The older man shook his head. “No, sorry, I misspoke. Not that kind of business. Family matters. Attending to our home in Wadowice.”
“It’s still there?” Charlotte interjected, unable to contain her surprise.
“Yes. After the war, it was expropriated by the Communist regime. But ten years ago or so the Polish government passed restitution laws and one could file an application to have property returned. I did, and it was in a terrible state of disrepair, so I’m having it renovated.”
For what purpose, she wanted to ask, but before she could speak further, Dykmans stood. “I thank you, but I’m growing a bit tired. If you’ll excuse me.” He walked to the door and knocked, waiting for the guard.
“So that’s it?” Charlotte remarked a few minutes later as they walked through the front door of the prison.
Jack nodded. “And for Dykmans, that was a long conversation. Probably the most I’ve heard him say.”
“I see what you meant about him being unhelpful.”
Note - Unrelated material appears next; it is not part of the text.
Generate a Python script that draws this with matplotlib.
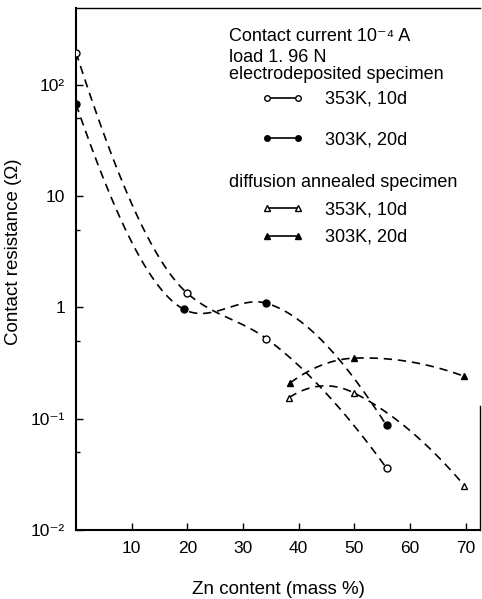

As Charlotte slid into the sedan she caught Jack’s eyes darting downward toward her legs, then away again so quickly she thought she might have imagined it. An unexpected spark of electricity ran through her. He’s attractive, she realized for the first time, and not just for his resemblance to Brian. What was his deal anyway? She wondered if he was married or seeing someone. He wore no rings, but that didn’t mean so much with men these days. She recalled stories from Brian years ago of a rich baroness who’d broken Jack’s heart, but other than that he had been alone, always alone. Brian didn’t understand his brother, mused more than once if he could be homosexual. “I’d be fine with that,” he hastened to reassure Charlotte, and she knew he would be in that don’t-ask-don’t-tell kind of way, but that he would never be best man at his brother’s same-sex union ceremony or be comfortable sharing a locker room with him. She’d surmised, though, that Jack wasn’t gay, that his brother was mistaking quiet intellect for effeminacy. Now she was sure of it.
Not that it matters, she reminded herself now as the car pulled onto the motorway. Jack’s brusque demeanor, bordering on rude, completely negated any possible appeal he might have. And one Warrington man was enough for this lifetime, anyway. She smoothed her pants, forcing herself to concentrate on the conversation. “It was interesting, though,” she added.
“Was it? I’m not sure he told us anything at all.”
She traced her finger along a trail of condensation that had formed on the opposite side of the glass “The childhood home in Poland? It doesn’t make sense. Why would an international financier with a company to run spend so much time in rural Poland, fixing up an old house?”
“Sentimental value?”
“I don’t think so. I think he’s been returning to the house where his family lived before the war because he’s looking for something.”
“Like what?”
“I don’t know.”
Jack pulled at his chin in a way that suggested more of a beard than was actually present. “Maybe whatever he’s searching for has something to do with his guilt.”
“Or innocence,” she pointed out. “Don’t forget whom we represent.”
“Right. Sorry. My prosecutorial instincts die hard.” But she could tell that it was more than that—Jack believed that Dykmans was guilty. “So what now?”
A surge of energy ran through Charlotte. This was her case now, and she knew that regardless of whether Brian ever showed, she would see it through. “Now,” she replied, “we’re going to Poland.”